Венькина податливость быстро приелась, очень скоро знатоки своего дела выговаривали с обнаженным цинизмом клюнувшему на Веньку новичку: «Да ты что, паря, свой… этот самый… как его… на помойке нашел? Не видишь, что это?» Парни разговаривали с Венькой, не выбирая выражений, как и она с ними. Любой разговор больше походил на прямое издевательство. Еще были жеребячьи заигрывания, но ни на что серьезное с Венькой никто не шел.
А ведь она еще молодая, вовсю хотелось жить, жить весело. Пошли случайные встречи из всякого бездомного отребья, пошли укоризненные взгляды дочери по утрам, пока торопливо одевался затрапезный гость, пошли жалобы соседей в домоуправление на аморальный облик жилицы из квартиры № 35.
Весь мир окрысился на Веньку. Именно тогда сладкая горечь вина впервые хлынула ей в самую душу, загасив в ней еле тлеющие искры человеческого достоинства. Вино из напитка радости превратилось в зелье отрешения от мира. Едва ли не два последних чувства оставались у Веньки — слепая, звериная любовь к дочери и обреченное стремление всеми средствами казаться достойной женщиной.
Из депо ее уволили опять за «аморальное» поведение. В трудовой книжке появилась новая запись, а в душе — новая обида.
Каждый раз срываясь вниз, Венька не ощущала никакой своей вины. То ли по природной безалаберности, то ли от бесхарактерной страстности, она быстро привыкала к своему новому положению, но считала его временным. Все неудачи она приписывала наветам недоброжелательниц, которые вечно завидовали Венькиной красоте и моложавости.
Пьет она не больше других, вы на других посмотрите… Курит? А что тут запретного? Не на людях ведь… Гуляет? Она женщина свободная, голяком по улицам не бегает, в солдатских казармах по рукам не ходит. Да и не она во всем виновата, а тот бессердечный главврач, испортивший ей жизнь одной–единственной строчкой: «DS: хронический алкоголизм»…
Когда алкоголь сжигает в человеке остатки человеческого, в душу вползает что–то от загнанного животного. Этим «чем–то» был у Веньки мистический страх перед будущим. Страх приходил горячечным кошмаром, когда смертельно хотелось, но не было выпивки. Венька не могла уснуть. Страх приходил черным бесформенным облаком и вставал почему–то всегда у нее за спиной, где и положено оставаться прошлому.

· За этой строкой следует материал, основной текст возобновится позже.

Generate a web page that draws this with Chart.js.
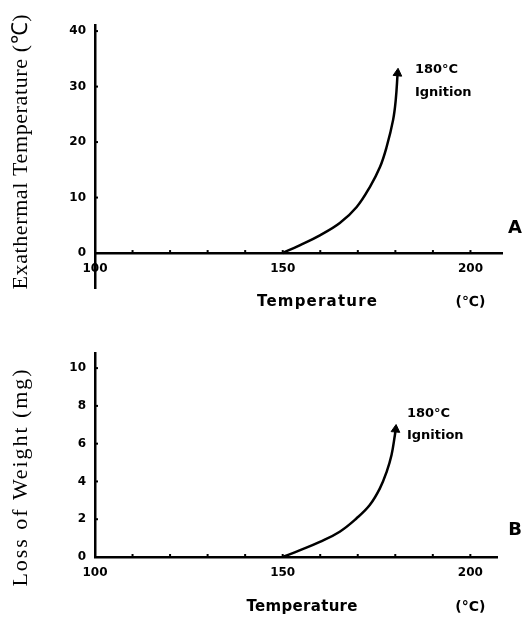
<!DOCTYPE html>
<html lang="en">
<head>
<meta charset="UTF-8">
<title>Exothermal temperature and loss of weight</title>
<script src="https://cdn.jsdelivr.net/npm/chart.js"></script>
<style>
  html, body { margin: 0; padding: 0; background: #fff; }
  .panel { position: relative; width: 522px; }
  #panelA { height: 310px; }
  #panelB { height: 309px; }
</style>
</head>
<body>
<div class="panel" id="panelA"><canvas id="chartA"></canvas></div>
<div class="panel" id="panelB"><canvas id="chartB"></canvas></div>
<script>
// temperature axis, shared by both panels (°C)
const xTicks = [100, 110, 120, 130, 140, 150, 160, 170, 180, 190, 200];
const xLabels = [100, 150, 200];

// panel A: exothermal temperature vs temperature
const tempA = [150, 154.5, 159.9, 165.2, 169.7, 173.2, 175.9, 177.7, 179.4, 180.1, 180.6];
const exoA = [0, 1.4, 3.2, 5.4, 8.3, 11.9, 15.5, 19.2, 24.0, 27.6, 32.4];
const yTicksA = [0, 10, 20, 30, 40];

// panel B: loss of weight vs temperature
const tempB = [150, 154.5, 159.9, 165.2, 169.7, 173.2, 175.9, 177.7, 179.0, 179.9, 180.1];
const lossB = [0, 0.35, 0.8, 1.34, 2.05, 2.75, 3.63, 4.51, 5.40, 6.46, 6.75];
const yTicksB = [0, 2, 4, 6, 8, 10];

Chart.defaults.color = '#000';
const tickFont = { family: 'DejaVu Sans', weight: 'bold', size: 12 };

// write text stretched (by letter spacing) to a given length, optionally turned
function spacedText(ctx, text, x, y, font, len, turn) {
    ctx.save();
    ctx.translate(x, y);
    if (turn) ctx.rotate(-Math.PI / 2);
    ctx.font = font;
    ctx.letterSpacing = '0px';
    const w = ctx.measureText(text).width;
    const gap = Math.max(0, (len - w) / (text.length - 1));
    ctx.letterSpacing = gap + 'px';
    ctx.textAlign = 'left';
    ctx.textBaseline = 'middle';
    ctx.fillText(text, -len / 2, 0);
    ctx.restore();
}

// tick nubs inside the axes, axis titles and the hand-written notes
const notes = {
    id: 'notes',
    afterDraw(chart, args, opts) {
        const ctx = chart.ctx;
        const x = chart.scales.x, y = chart.scales.y;
        const x0 = x.getPixelForValue(x.min);
        const y0 = y.getPixelForValue(0);
        ctx.save();
        ctx.strokeStyle = '#000';
        ctx.fillStyle = '#000';
        ctx.lineWidth = 2;
        x.ticks.forEach(t => {
            const px = x.getPixelForValue(t.value);
            ctx.beginPath();
            ctx.moveTo(px, y0);
            ctx.lineTo(px, y0 - 3);
            ctx.stroke();
        });
        y.ticks.forEach(t => {
            const py = y.getPixelForValue(t.value);
            ctx.beginPath();
            ctx.moveTo(x0, py);
            ctx.lineTo(x0 + 3, py);
            ctx.stroke();
        });

        spacedText(ctx, opts.yTitle, 21, opts.yTitleY, '22px "Liberation Serif"', opts.yTitleLen, true);
        spacedText(ctx, 'Temperature', opts.xTitleX, opts.xTitleY, 'bold 15px "DejaVu Sans"', opts.xTitleLen, false);

        ctx.textBaseline = 'middle';
        ctx.textAlign = 'left';
        ctx.font = 'bold 13px "DejaVu Sans"';
        opts.note.forEach((line, i) => {
            ctx.fillText(line, x.getPixelForValue(opts.noteX), y.getPixelForValue(opts.noteY[i]));
        });
        ctx.textAlign = 'center';
        ctx.font = 'bold 14px "DejaVu Sans"';
        ctx.fillText(opts.unit, x.getPixelForValue(200), opts.xTitleY);
        ctx.font = 'bold 18px "DejaVu Sans"';
        ctx.fillText(opts.letter, chart.width - 7, opts.letterY);
        ctx.restore();
    }
};

function makeChart(id, xs, ys, yTicks, cfg) {
    const n = xs.length;
    return new Chart(document.getElementById(id), {
        type: 'line',
        data: {
            datasets: [{
                data: xs.map((v, i) => ({ x: v, y: ys[i] })),
                borderColor: '#000',
                backgroundColor: '#000',
                borderWidth: 2.5,
                tension: 0.4,
                pointStyle: 'triangle',
                pointRadius: xs.map((v, i) => i === n - 1 ? 5 : 0),
                pointRotation: 5,
                pointBorderWidth: 1
            }]
        },
        options: {
            responsive: true,
            maintainAspectRatio: false,
            animation: false,
            layout: { padding: cfg.padding },
            plugins: {
                legend: { display: false },
                tooltip: { enabled: false },
                notes: cfg.notes
            },
            scales: {
                x: {
                    type: 'linear',
                    min: 100,
                    max: cfg.xMax,
                    position: { y: 0 },
                    afterBuildTicks: s => { s.ticks = xTicks.map(v => ({ value: v })); },
                    ticks: {
                        autoSkip: false,
                        maxRotation: 0,
                        padding: 9,
                        font: tickFont,
                        callback: v => xLabels.includes(v) ? String(v) : ''
                    },
                    grid: { display: false, drawTicks: false },
                    border: { color: '#000', width: 2.5 }
                },
                y: {
                    min: cfg.yMin,
                    max: cfg.yMax,
                    afterBuildTicks: s => { s.ticks = yTicks.map(v => ({ value: v })); },
                    afterFit: s => { s.width = 95; },
                    ticks: { padding: 9, font: tickFont },
                    grid: { display: false, drawTicks: false },
                    border: { color: '#000', width: 2.5 }
                }
            }
        },
        plugins: [notes]
    });
}

makeChart('chartA', tempA, exoA, yTicksA, {
    padding: { left: 0, right: 20, top: 25, bottom: 22 },
    xMax: 208.4, yMin: -6.3, yMax: 41.1,
    notes: {
        yTitle: 'Exathermal Temperature (℃)', yTitleY: 152, yTitleLen: 275,
        xTitleX: 317, xTitleY: 302, xTitleLen: 120,
        note: ['180°C', 'Ignition'], noteX: 185.2, noteY: [33.0, 29.0],
        unit: '(℃)', letter: 'A', letterY: 228
    }
});

makeChart('chartB', tempB, lossB, yTicksB, {
    padding: { left: 0, right: 25, top: 43, bottom: 62 },
    xMax: 207.1, yMin: 0, yMax: 10.8,
    notes: {
        yTitle: 'Loss of Weight (mg)', yTitleY: 168, yTitleLen: 217,
        xTitleX: 302, xTitleY: 297, xTitleLen: 111,
        note: ['180°C', 'Ignition'], noteX: 183.1, noteY: [7.6, 6.4],
        unit: '(°C)', letter: 'B', letterY: 220
    }
});
</script>
</body>
</html>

Безмолвный и грозный, он означал для нее одно — смерть…
* * *
В жизни у каждого много путей, и столько в них поворотов и зигзагов, что поди разберись… Но если распутать их узел, окажется, что на самый трудный жизненный вопрос от нас ждут лишь два ответа: по своей или чужой воле? Право выбора остается за нами, но никто не дает им воспользоваться.